De l’eau a certainement coulé sous les ponts depuis ce voyage à Moscou – plus de quarante ans ! Suite à l’invasion soviétique de l’Afghanistan, le traité SALT II n’a jamais été ratifié et la « détente » a fini de sombrer. Joe Biden, lui, a continué de suivre une ligne à maints égards proche de celle défendue en 1979.

Conscient du « danger russe », favorable au Magnitsky Act de 2012, rejetant fermement l’annexion de la Crimée en 2014, Biden n’en a pas moins, chaque fois que c’était possible, privilégié la diplomatie « réaliste », prônant la poursuite de la politique de désarmement (il a joué un rôle non négligeable dans le traité START en 2010), et défendant l’ancien président ukrainien Ianoukovitch et le statu quo en Ukraine avant que les séparatistes, appuyés par la Russie, ne rendent cette position intenable.

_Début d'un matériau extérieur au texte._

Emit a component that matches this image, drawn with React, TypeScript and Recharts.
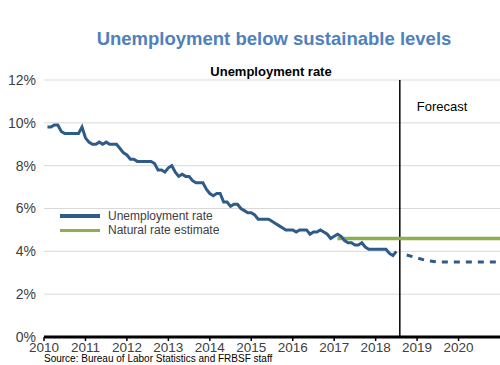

Bien sûr, il y a la franchise des propos, qui met en valeur le président-élu : en 1979, on l’a vu, il dit avoir donné le change à Kossyguine ; en 2011, il aurait déclaré à Poutine, alors premier ministre, « J’ai regardé dans vos yeux, et je n’y ai pas vu d’âme » – une pique à l’endroit de George W. Bush qui avait fait preuve d’angélisme lors de sa première rencontre avec le président russe. En 2016, il avait qualifié Poutine de « dictateur ». Et en septembre 2020, il avait condamné l’empoisonnement d’Alexeï Navalny et le « silence coupable » de Donald Trump.

Faut-il pour autant en conclure que Biden sera intransigeant face à Moscou, comme ses déclarations de campagne le laissent entendre ? Le précédent de 1979, selon nous fondateur, incite au contraire à penser qu’une fois à la Maison-Blanche, il s’efforcera d’arrondir les angles et esquivera les « sujets qui fâchent » quand la signature d’un traité important sera en jeu. La balle, plus que jamais, est dans le camp de Moscou.